Osman Keser’in fotoğrafı; “Dünyanın En Dar Sokağı. Arasta.” (Sayfa: 65)

Bahri Güven’in yazısı; “Çorum’da Güveyi Hamamı ve Eğlenceler”

Yazısından bir iki bölüm alıyoruz:

“Halk kültürü, halkın bir yaşama biçimidir. Çünkü örfü, adeti, geleneği.” göreneğidir. Doğum, sünnet, düğün, ölüm gibi olayların yaşamımızdaki uygulamalarıdır.”

Bahri Güven; Düğünlerin ön hazırlığından başlayarak sırayla dünürlük, kız isteme, söz kesme, nişan, yemekli davetler, gelin görme, geline kına yakma ve gelin hamamını anlatmış.

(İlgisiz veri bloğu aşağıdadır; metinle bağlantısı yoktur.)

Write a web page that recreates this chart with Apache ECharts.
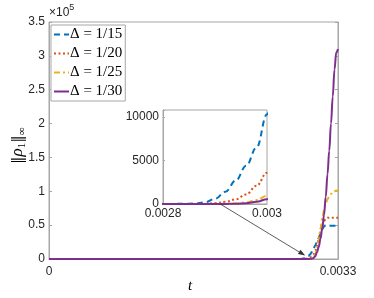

Güveyi tarafında yapılanları da şöyle aktarmış: Düğün arefesinde, güveyi tıraşı, güveyi giydirme ve eğlenceler. Güveyi hamamı ve ardından tura denilen bir yüzük oyunu oynandığını belirtmiş.

Bahri Güven bu yazısıyla bizlere geçmişten nostaljik esintiler getirmektedir. Çünkü bunlar; “Baki kalan şu gök kubbede hoş bir seda olarak kaldı.” (Sayfa: 66-67-68,69)

“Alacahöyük fotoğrafı,” Osman Keser’in. (Sayfa: 70,71)

Halit Yıldırım; “Uğurludağ’ın Gamlı Sesi Aşık Figani”yi

“Aşık Figani kimdir? Sorusunu şöyle yanıtlamış: İlimiz Çorum, aşıklık geleneğinin en yoğun yaşadığı illerden biridir. Geçmişten bugüne İlimizde pek çok saz ve söz şairi yetişmiştir. Bu aşıklardan birisi de Aşık Figani’dir.”

Aşık Figanı bin bir hayalle İstanbul Unkapanı Plakçılar çarşısını bulur. Onu da şöyle aktarmış:

“Aşık Figani geldiği çarşıda bir firmaya sesini ve sazını beğendirmeyi başarır. Böylece ilk profesyonel kasetini doldurma şansını elde eder.

1974 yılında ilk kaseti olan Kızılırmak piyasaya çıkar. 1984 yılında ikinci kaseti olan Dağlar / Mor Ala Koyun ve 1988 yılında ise Fakirin Hali isimli üçüncü kasetini çıkarır…” (Sayfa: 72,73,74,75)

Yine bir Osman Keser Fotoğrafı. “Osmancık, Koyunbaba Köprusü.” (Sayfa: 76,77)

Avustralya’daki Orman Yangınları ve Develer Kazım Ateş’in yazısı.

Uzaklardan gelen bu yazı derginin de son yazısıdır. Aslen Çorumlu olduğunu öğrendiğimiz Kazım Ateş, 1969 yılından bu yana Avustralya’da yaşamaktaymış.

Yazısına şöyle başlamış:

“Orman yangınları asırlardır Avustralya’nın tabi bir kaderi olagelmiştir. Tespit edilen rakamlara göre Avustralya’da ortalama olarak her yıl, irili ufaklı olmak üzere 60 bin kadar orman yangını çıkmaktadır. Bunların bir kısmı müdahale ile söndürülebilirken önemli bir kısmı ise söndürülememektedir…”

Yazıyı şöyle sonlandırmış Kazım Ateş:

“Normalde bir kangurunun telef olması karşısında ayaklanan Avustralya halkı, develerin itlafı konusunda tepkisiz kaldı. Develer itlaf oldu ama yangınlar bütün hızıyla sürüyor. Ne zaman duracağı da belli değil.” (Sayfa: 78,79)

Dergideki 32 yazarın ancak 3’ü kadın. Bu oran genelin ancak 11’de 1’i kadardır. Gönül ister ki, kadın yazarların sayısı da artsın.

Biz burada Şehir Defteri dergisinin bir özetini vererek onu okurlara tanıtmaya çalıştık. Dergiyi edinmek isteyenler Belediye’nin kent arşivine başvurabilirler.

Derginin daha da gelişerek nice sayılara ulaşmasını arzu ediyor, daha nice sanatsal güzelliklerde buluşmak dileğiyle diyorum.